▶ **Required work**
Your copy of the material must match it exactly, except that pictures are dropped.
········
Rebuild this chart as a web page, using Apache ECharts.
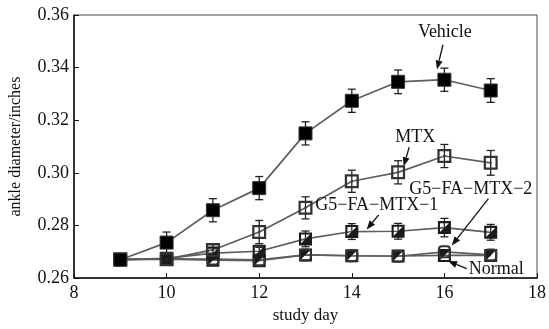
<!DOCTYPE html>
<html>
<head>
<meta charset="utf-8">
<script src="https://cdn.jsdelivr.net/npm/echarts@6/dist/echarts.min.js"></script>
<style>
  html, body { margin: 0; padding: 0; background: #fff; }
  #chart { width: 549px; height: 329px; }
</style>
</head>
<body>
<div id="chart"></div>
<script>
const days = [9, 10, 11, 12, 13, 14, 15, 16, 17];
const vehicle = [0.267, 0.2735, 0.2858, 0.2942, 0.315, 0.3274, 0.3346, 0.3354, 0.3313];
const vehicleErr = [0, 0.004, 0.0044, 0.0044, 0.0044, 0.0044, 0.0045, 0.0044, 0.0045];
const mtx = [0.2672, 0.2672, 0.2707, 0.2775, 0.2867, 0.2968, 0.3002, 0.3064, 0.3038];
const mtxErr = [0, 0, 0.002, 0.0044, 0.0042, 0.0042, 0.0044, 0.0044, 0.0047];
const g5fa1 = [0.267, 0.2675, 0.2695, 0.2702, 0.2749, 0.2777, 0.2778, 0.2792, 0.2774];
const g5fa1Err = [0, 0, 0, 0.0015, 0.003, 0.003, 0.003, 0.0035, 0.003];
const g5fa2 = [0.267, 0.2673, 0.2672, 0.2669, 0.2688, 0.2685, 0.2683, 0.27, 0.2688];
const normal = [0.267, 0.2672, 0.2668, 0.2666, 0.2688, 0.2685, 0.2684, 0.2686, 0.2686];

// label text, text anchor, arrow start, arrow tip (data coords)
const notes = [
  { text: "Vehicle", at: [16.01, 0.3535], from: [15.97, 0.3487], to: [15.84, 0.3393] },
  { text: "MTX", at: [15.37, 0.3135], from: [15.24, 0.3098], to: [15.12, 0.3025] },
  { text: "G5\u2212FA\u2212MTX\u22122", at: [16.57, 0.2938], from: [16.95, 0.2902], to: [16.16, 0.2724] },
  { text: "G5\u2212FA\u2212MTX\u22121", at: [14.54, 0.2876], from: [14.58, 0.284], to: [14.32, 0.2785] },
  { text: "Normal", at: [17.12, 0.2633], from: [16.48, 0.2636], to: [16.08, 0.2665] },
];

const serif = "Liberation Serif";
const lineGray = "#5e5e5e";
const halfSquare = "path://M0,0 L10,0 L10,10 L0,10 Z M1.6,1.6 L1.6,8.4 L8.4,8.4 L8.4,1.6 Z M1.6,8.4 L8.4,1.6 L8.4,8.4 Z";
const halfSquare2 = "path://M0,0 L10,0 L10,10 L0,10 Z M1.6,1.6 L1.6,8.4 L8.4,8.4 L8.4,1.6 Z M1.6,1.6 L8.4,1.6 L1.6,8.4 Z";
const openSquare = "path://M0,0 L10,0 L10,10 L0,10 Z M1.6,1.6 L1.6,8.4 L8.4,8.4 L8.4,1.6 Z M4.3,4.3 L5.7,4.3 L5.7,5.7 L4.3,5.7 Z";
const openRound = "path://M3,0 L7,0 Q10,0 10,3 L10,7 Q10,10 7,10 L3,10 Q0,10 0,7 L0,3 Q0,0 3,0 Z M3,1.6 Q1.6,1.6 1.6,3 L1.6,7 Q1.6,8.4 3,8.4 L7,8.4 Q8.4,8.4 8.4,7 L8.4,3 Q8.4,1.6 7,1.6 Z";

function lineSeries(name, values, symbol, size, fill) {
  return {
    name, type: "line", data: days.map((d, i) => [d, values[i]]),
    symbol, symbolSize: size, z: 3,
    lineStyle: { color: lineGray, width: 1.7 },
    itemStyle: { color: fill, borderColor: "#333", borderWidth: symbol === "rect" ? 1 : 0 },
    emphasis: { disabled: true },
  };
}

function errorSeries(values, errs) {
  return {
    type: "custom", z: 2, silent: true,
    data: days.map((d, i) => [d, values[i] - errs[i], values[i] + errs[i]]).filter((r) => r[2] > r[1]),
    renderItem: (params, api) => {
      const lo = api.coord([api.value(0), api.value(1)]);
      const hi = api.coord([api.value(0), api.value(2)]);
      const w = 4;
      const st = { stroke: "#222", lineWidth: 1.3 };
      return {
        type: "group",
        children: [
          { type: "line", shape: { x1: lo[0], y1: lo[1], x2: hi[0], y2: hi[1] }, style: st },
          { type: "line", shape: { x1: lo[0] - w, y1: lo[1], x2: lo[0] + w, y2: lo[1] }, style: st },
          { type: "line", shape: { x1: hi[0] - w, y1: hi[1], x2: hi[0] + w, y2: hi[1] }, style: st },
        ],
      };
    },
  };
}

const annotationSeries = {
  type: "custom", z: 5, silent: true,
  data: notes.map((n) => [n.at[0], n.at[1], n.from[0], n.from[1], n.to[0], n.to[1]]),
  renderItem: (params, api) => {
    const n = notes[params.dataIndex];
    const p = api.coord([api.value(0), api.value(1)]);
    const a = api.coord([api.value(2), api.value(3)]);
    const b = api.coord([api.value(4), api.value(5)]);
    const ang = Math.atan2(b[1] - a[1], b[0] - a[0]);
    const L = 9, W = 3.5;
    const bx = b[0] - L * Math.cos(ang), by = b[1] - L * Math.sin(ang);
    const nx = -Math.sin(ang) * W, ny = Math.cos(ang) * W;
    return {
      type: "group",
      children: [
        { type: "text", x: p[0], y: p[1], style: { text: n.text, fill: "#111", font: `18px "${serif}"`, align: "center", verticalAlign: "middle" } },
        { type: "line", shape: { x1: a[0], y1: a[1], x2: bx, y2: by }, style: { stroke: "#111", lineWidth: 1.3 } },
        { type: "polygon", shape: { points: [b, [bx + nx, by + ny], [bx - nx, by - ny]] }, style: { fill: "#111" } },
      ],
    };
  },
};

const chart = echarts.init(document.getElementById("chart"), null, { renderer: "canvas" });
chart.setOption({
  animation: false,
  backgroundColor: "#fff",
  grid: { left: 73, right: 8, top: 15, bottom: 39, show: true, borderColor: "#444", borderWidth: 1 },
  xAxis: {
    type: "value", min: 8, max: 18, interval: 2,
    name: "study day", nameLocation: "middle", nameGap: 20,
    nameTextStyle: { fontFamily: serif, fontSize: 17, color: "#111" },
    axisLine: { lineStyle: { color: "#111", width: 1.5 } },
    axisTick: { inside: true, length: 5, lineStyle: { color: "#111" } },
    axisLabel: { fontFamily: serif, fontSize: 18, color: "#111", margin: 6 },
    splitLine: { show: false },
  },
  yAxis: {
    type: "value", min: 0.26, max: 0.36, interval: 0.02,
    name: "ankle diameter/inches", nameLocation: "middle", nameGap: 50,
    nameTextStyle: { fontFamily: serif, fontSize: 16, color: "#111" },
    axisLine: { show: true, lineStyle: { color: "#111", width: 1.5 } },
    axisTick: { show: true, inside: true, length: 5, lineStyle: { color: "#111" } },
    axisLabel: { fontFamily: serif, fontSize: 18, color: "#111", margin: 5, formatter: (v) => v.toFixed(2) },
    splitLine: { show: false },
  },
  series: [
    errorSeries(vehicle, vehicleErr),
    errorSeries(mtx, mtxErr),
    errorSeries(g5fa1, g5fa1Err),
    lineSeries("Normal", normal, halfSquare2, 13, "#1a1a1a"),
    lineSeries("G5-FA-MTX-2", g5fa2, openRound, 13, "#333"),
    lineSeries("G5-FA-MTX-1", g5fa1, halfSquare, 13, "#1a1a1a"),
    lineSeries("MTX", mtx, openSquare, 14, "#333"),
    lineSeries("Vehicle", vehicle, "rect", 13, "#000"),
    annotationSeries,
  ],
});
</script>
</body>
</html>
········
▶ **Finished answer**
Rebuild this chart as a web page, using Apache ECharts.
<!DOCTYPE html>
<html>
<head>
<meta charset="utf-8">
<script src="https://cdn.jsdelivr.net/npm/echarts@6/dist/echarts.min.js"></script>
<style>
  html, body { margin: 0; padding: 0; background: #fff; }
  #chart { width: 549px; height: 329px; }
</style>
</head>
<body>
<div id="chart"></div>
<script>
const days = [9, 10, 11, 12, 13, 14, 15, 16, 17];
const vehicle = [0.267, 0.2735, 0.2858, 0.2942, 0.315, 0.3274, 0.3346, 0.3354, 0.3313];
const vehicleErr = [0, 0.004, 0.0044, 0.0044, 0.0044, 0.0044, 0.0045, 0.0044, 0.0045];
const mtx = [0.2672, 0.2672, 0.2707, 0.2775, 0.2867, 0.2968, 0.3002, 0.3064, 0.3038];
const mtxErr = [0, 0, 0.002, 0.0044, 0.0042, 0.0042, 0.0044, 0.0044, 0.0047];
const g5fa1 = [0.267, 0.2675, 0.2695, 0.2702, 0.2749, 0.2777, 0.2778, 0.2792, 0.2774];
const g5fa1Err = [0, 0, 0, 0.0015, 0.003, 0.003, 0.003, 0.0035, 0.003];
const g5fa2 = [0.267, 0.2673, 0.2672, 0.2669, 0.2688, 0.2685, 0.2683, 0.27, 0.2688];
const normal = [0.267, 0.2672, 0.2668, 0.2666, 0.2688, 0.2685, 0.2684, 0.2686, 0.2686];

// label text, text anchor, arrow start, arrow tip (data coords)
const notes = [
  { text: "Vehicle", at: [16.01, 0.3535], from: [15.97, 0.3487], to: [15.84, 0.3393] },
  { text: "MTX", at: [15.37, 0.3135], from: [15.24, 0.3098], to: [15.12, 0.3025] },
  { text: "G5\u2212FA\u2212MTX\u22122", at: [16.57, 0.2938], from: [16.95, 0.2902], to: [16.16, 0.2724] },
  { text: "G5\u2212FA\u2212MTX\u22121", at: [14.54, 0.2876], from: [14.58, 0.284], to: [14.32, 0.2785] },
  { text: "Normal", at: [17.12, 0.2633], from: [16.48, 0.2636], to: [16.08, 0.2665] },
];

const serif = "Liberation Serif";
const lineGray = "#5e5e5e";
const halfSquare = "path://M0,0 L10,0 L10,10 L0,10 Z M1.6,1.6 L1.6,8.4 L8.4,8.4 L8.4,1.6 Z M1.6,8.4 L8.4,1.6 L8.4,8.4 Z";
const halfSquare2 = "path://M0,0 L10,0 L10,10 L0,10 Z M1.6,1.6 L1.6,8.4 L8.4,8.4 L8.4,1.6 Z M1.6,1.6 L8.4,1.6 L1.6,8.4 Z";
const openSquare = "path://M0,0 L10,0 L10,10 L0,10 Z M1.6,1.6 L1.6,8.4 L8.4,8.4 L8.4,1.6 Z M4.3,4.3 L5.7,4.3 L5.7,5.7 L4.3,5.7 Z";
const openRound = "path://M3,0 L7,0 Q10,0 10,3 L10,7 Q10,10 7,10 L3,10 Q0,10 0,7 L0,3 Q0,0 3,0 Z M3,1.6 Q1.6,1.6 1.6,3 L1.6,7 Q1.6,8.4 3,8.4 L7,8.4 Q8.4,8.4 8.4,7 L8.4,3 Q8.4,1.6 7,1.6 Z";

function lineSeries(name, values, symbol, size, fill) {
  return {
    name, type: "line", data: days.map((d, i) => [d, values[i]]),
    symbol, symbolSize: size, z: 3,
    lineStyle: { color: lineGray, width: 1.7 },
    itemStyle: { color: fill, borderColor: "#333", borderWidth: symbol === "rect" ? 1 : 0 },
    emphasis: { disabled: true },
  };
}

function errorSeries(values, errs) {
  return {
    type: "custom", z: 2, silent: true,
    data: days.map((d, i) => [d, values[i] - errs[i], values[i] + errs[i]]).filter((r) => r[2] > r[1]),
    renderItem: (params, api) => {
      const lo = api.coord([api.value(0), api.value(1)]);
      const hi = api.coord([api.value(0), api.value(2)]);
      const w = 4;
      const st = { stroke: "#222", lineWidth: 1.3 };
      return {
        type: "group",
        children: [
          { type: "line", shape: { x1: lo[0], y1: lo[1], x2: hi[0], y2: hi[1] }, style: st },
          { type: "line", shape: { x1: lo[0] - w, y1: lo[1], x2: lo[0] + w, y2: lo[1] }, style: st },
          { type: "line", shape: { x1: hi[0] - w, y1: hi[1], x2: hi[0] + w, y2: hi[1] }, style: st },
        ],
      };
    },
  };
}

const annotationSeries = {
  type: "custom", z: 5, silent: true,
  data: notes.map((n) => [n.at[0], n.at[1], n.from[0], n.from[1], n.to[0], n.to[1]]),
  renderItem: (params, api) => {
    const n = notes[params.dataIndex];
    const p = api.coord([api.value(0), api.value(1)]);
    const a = api.coord([api.value(2), api.value(3)]);
    const b = api.coord([api.value(4), api.value(5)]);
    const ang = Math.atan2(b[1] - a[1], b[0] - a[0]);
    const L = 9, W = 3.5;
    const bx = b[0] - L * Math.cos(ang), by = b[1] - L * Math.sin(ang);
    const nx = -Math.sin(ang) * W, ny = Math.cos(ang) * W;
    return {
      type: "group",
      children: [
        { type: "text", x: p[0], y: p[1], style: { text: n.text, fill: "#111", font: `18px "${serif}"`, align: "center", verticalAlign: "middle" } },
        { type: "line", shape: { x1: a[0], y1: a[1], x2: bx, y2: by }, style: { stroke: "#111", lineWidth: 1.3 } },
        { type: "polygon", shape: { points: [b, [bx + nx, by + ny], [bx - nx, by - ny]] }, style: { fill: "#111" } },
      ],
    };
  },
};

const chart = echarts.init(document.getElementById("chart"), null, { renderer: "canvas" });
chart.setOption({
  animation: false,
  backgroundColor: "#fff",
  grid: { left: 73, right: 8, top: 15, bottom: 39, show: true, borderColor: "#444", borderWidth: 1 },
  xAxis: {
    type: "value", min: 8, max: 18, interval: 2,
    name: "study day", nameLocation: "middle", nameGap: 20,
    nameTextStyle: { fontFamily: serif, fontSize: 17, color: "#111" },
    axisLine: { lineStyle: { color: "#111", width: 1.5 } },
    axisTick: { inside: true, length: 5, lineStyle: { color: "#111" } },
    axisLabel: { fontFamily: serif, fontSize: 18, color: "#111", margin: 6 },
    splitLine: { show: false },
  },
  yAxis: {
    type: "value", min: 0.26, max: 0.36, interval: 0.02,
    name: "ankle diameter/inches", nameLocation: "middle", nameGap: 50,
    nameTextStyle: { fontFamily: serif, fontSize: 16, color: "#111" },
    axisLine: { show: true, lineStyle: { color: "#111", width: 1.5 } },
    axisTick: { show: true, inside: true, length: 5, lineStyle: { color: "#111" } },
    axisLabel: { fontFamily: serif, fontSize: 18, color: "#111", margin: 5, formatter: (v) => v.toFixed(2) },
    splitLine: { show: false },
  },
  series: [
    errorSeries(vehicle, vehicleErr),
    errorSeries(mtx, mtxErr),
    errorSeries(g5fa1, g5fa1Err),
    lineSeries("Normal", normal, halfSquare2, 13, "#1a1a1a"),
    lineSeries("G5-FA-MTX-2", g5fa2, openRound, 13, "#333"),
    lineSeries("G5-FA-MTX-1", g5fa1, halfSquare, 13, "#1a1a1a"),
    lineSeries("MTX", mtx, openSquare, 14, "#333"),
    lineSeries("Vehicle", vehicle, "rect", 13, "#000"),
    annotationSeries,
  ],
});
</script>
</body>
</html>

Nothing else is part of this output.